Музыка является неотделимой, органической частью драматического действия, его постоянным аккомпаниментом. Ее разнообразные мелодии, сочетаясь, могут входить в функции эмблематики в противоречивый облик бытия (вступительная ремарка к пьесе, музыка улицы в восприятии Бланш). Чаще всего она передает тональность происходящего, оттеняя психологическое состояние персонажа. Музыкальный лейтмотив Бланш – полечка-варшавянка, блюз. Полечка как память о веселой, счастливой жизни с мужем и как подсознательно всплывающая неотступная вина перед ним. Блюз – вбирает все грустное в жизни, он символ изоляции негров и полон тоски по любви. Блюз для Бланш звучит в минуты острого ощущения своего одиночества, неустроенности. Смятенные чувства Бланш выражаются искаженными живописными формами и фальшивой мелодией: «зловещие тени и отблески причудливой формы снова заплясали по стенам». Звуковая акустика дисгармонична, своей какофонией она передает аффекты двух сквозных мотивов – Эроса и Танатоса, вырвавшихся из подсознательных глубин, слабо контролируемых. Вспышки страсти, гнева, агрессии оформляются шумовыми эффектами в сочетании с особым грубым колоритом речи. Здесь ближе всего Уильямс подходит к натурализму.

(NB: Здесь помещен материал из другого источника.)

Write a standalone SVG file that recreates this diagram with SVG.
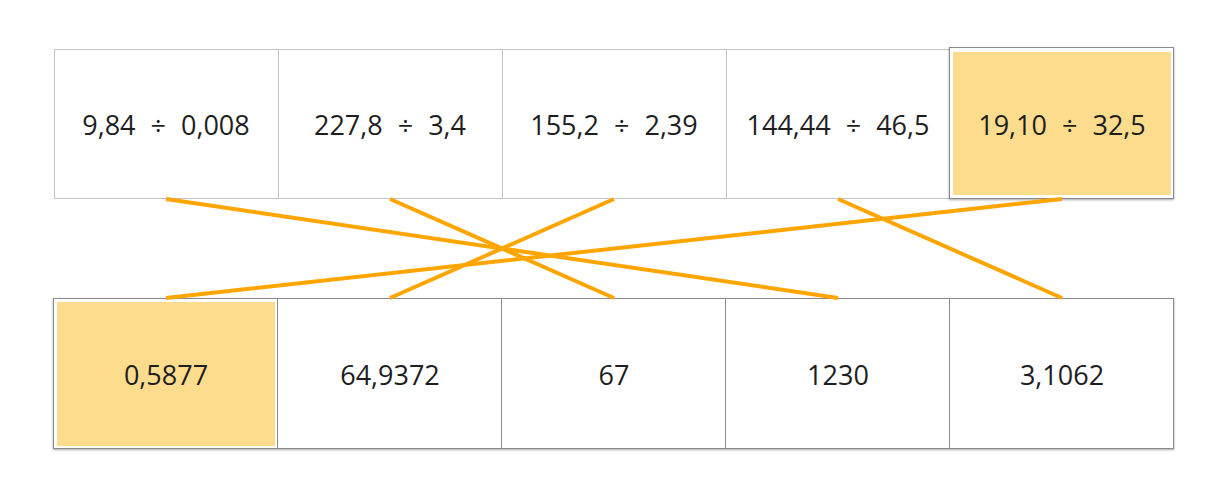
<svg xmlns="http://www.w3.org/2000/svg" width="1230" height="501" viewBox="0 0 1230 501">
<defs>
<filter id="sh" x="-5%" y="-5%" width="110%" height="115%"><feDropShadow dx="0" dy="1" stdDeviation="1.2" flood-color="#000" flood-opacity="0.35"/></filter>
</defs>
<style>
.top{fill:#fff;stroke:#c4c4c4;stroke-width:1}
.bot{fill:#fff;stroke:#8a8a8a;stroke-width:1}
.hl{fill:#fddc8e}
.hb{fill:#fff;stroke:#8a8a8a;stroke-width:1}
text{font-family:"Open Sans","Noto Sans","DejaVu Sans",sans-serif;font-size:27px;fill:#1e1e1e;text-anchor:middle}
.q{word-spacing:8px}
.c{stroke:#ffa500;stroke-width:4;fill:none}
</style>
<rect x="0" y="0" width="1230" height="501" fill="#fff"/>
<g id="top-row">
<g id="t1"><rect class="top" x="54.5" y="49.5" width="224" height="149"/><text class="q" x="166" y="135">9,84 ÷ 0,008</text></g>
<g id="t2"><rect class="top" x="278.5" y="49.5" width="224" height="149"/><text class="q" x="390" y="135">227,8 ÷ 3,4</text></g>
<g id="t3"><rect class="top" x="502.5" y="49.5" width="224" height="149"/><text class="q" x="614" y="135">155,2 ÷ 2,39</text></g>
<g id="t4"><rect class="top" x="726.5" y="49.5" width="224" height="149"/><text class="q" x="838" y="135">144,44 ÷ 46,5</text></g>
<g id="t5"><rect class="hb" filter="url(#sh)" x="949.5" y="47.5" width="224" height="151"/><rect class="hl" x="953" y="52" width="218" height="143"/><text class="q" x="1062" y="135">19,10 ÷ 32,5</text></g>
</g>
<g id="bottom-row" filter="url(#sh)">
<rect class="bot" x="53.5" y="298.5" width="1120" height="150"/>
</g>
<g id="b1"><rect class="hl" x="57" y="302" width="218" height="144"/><line x1="277.5" y1="298" x2="277.5" y2="449" stroke="#8a8a8a"/><text x="166" y="385">0,5877</text></g>
<g id="b2"><line x1="501.5" y1="298" x2="501.5" y2="449" stroke="#8a8a8a"/><text x="390" y="385">64,9372</text></g>
<g id="b3"><line x1="725.5" y1="298" x2="725.5" y2="449" stroke="#8a8a8a"/><text x="614" y="385">67</text></g>
<g id="b4"><line x1="949.5" y1="298" x2="949.5" y2="449" stroke="#8a8a8a"/><text x="838" y="385">1230</text></g>
<g id="b5"><text x="1062" y="385">3,1062</text></g>
<g id="connectors">
<line class="c" x1="166" y1="199" x2="838" y2="298"/>
<line class="c" x1="390" y1="199" x2="614" y2="298"/>
<line class="c" x1="614" y1="199" x2="390" y2="298"/>
<line class="c" x1="838" y1="199" x2="1062" y2="298"/>
<line class="c" x1="1062" y1="199" x2="166" y2="298"/>
</g>
</svg>
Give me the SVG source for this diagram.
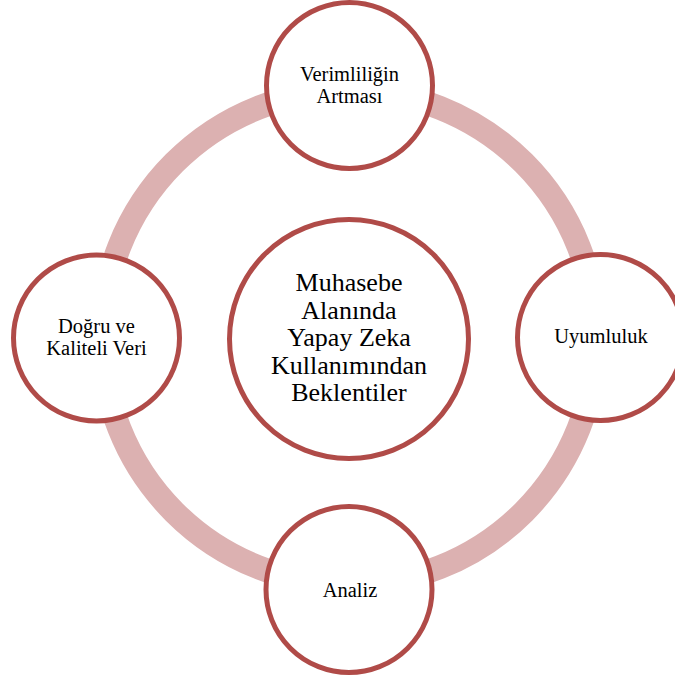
<svg xmlns="http://www.w3.org/2000/svg" width="675" height="679" viewBox="0 0 675 679">
<style>
.node circle{fill:#ffffff;stroke:#B04B48;stroke-width:5}
.ring{fill:none;stroke:#DCB1B1;stroke-width:24}
text{font-family:"Liberation Serif","Times New Roman",serif;fill:#000;text-anchor:middle}
.s{font-size:20.5px}
.l{font-size:26px}
</style>
<rect width="675" height="679" fill="#ffffff"/>
<g id="connectors">
<circle class="ring" cx="349" cy="337.5" r="247"/>
</g>
<g id="center" class="node">
<circle cx="349" cy="339" r="119.5"/>
<text class="l"><tspan x="349" y="291">Muhasebe</tspan><tspan x="349" y="318.5">Alanında</tspan><tspan x="349" y="346">Yapay Zeka</tspan><tspan x="349" y="373.5">Kullanımından</tspan><tspan x="349" y="401">Beklentiler</tspan></text>
</g>
<g id="top" class="node">
<circle cx="349.5" cy="85.5" r="83"/>
<text class="s"><tspan x="349.5" y="80.5">Verimliliğin</tspan><tspan x="349.5" y="102.5">Artması</tspan></text>
</g>
<g id="right" class="node">
<circle cx="600.5" cy="337.5" r="83"/>
<text class="s" x="601" y="343">Uyumluluk</text>
</g>
<g id="bottom" class="node">
<circle cx="349" cy="589.5" r="83"/>
<text class="s" x="350" y="597">Analiz</text>
</g>
<g id="left" class="node">
<circle cx="96.5" cy="338" r="83"/>
<text class="s"><tspan x="96.5" y="333">Doğru ve</tspan><tspan x="96.5" y="355">Kaliteli Veri</tspan></text>
</g>
</svg>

Великолепно формируется драматургом поэтика катарсиса. Как и в «Стеклянном зверинце», Уильямс озабочен тем, чтобы он был подготовлен всей структурой пьесы: и вершинным накалом конфликта, и здоровыми, «светлыми» компонентами сюжета. Катарсис в представлении Уильямса включает непременно художественную убедительность и закономерность. Текст должен формировать «горизонт» парадоксальных ожиданий – превращение остродраматических коллизий, чувства ужаса, страха, жалости в просветляющие эмоции. Концовка в пьесе «Трамвай “Желание”» предельно нагнетена драматизмом: Бланш теряет рассудок, ее мысли текут в ожидании близкой возможной смерти, напряженное ожидание зрителями-соседями эскорта медиков из психолечебницы, испуг, сопротивление Бланш, смирение, жалость, плач Митча, лишь Стэнли непоколебим. Как верно указывает Н. А. Литвиенко, ссылаясь на Аристотеля, что в катарсисе чувство «страдательно»: «В свершившемся акте чужое становится своим…» [6; 9].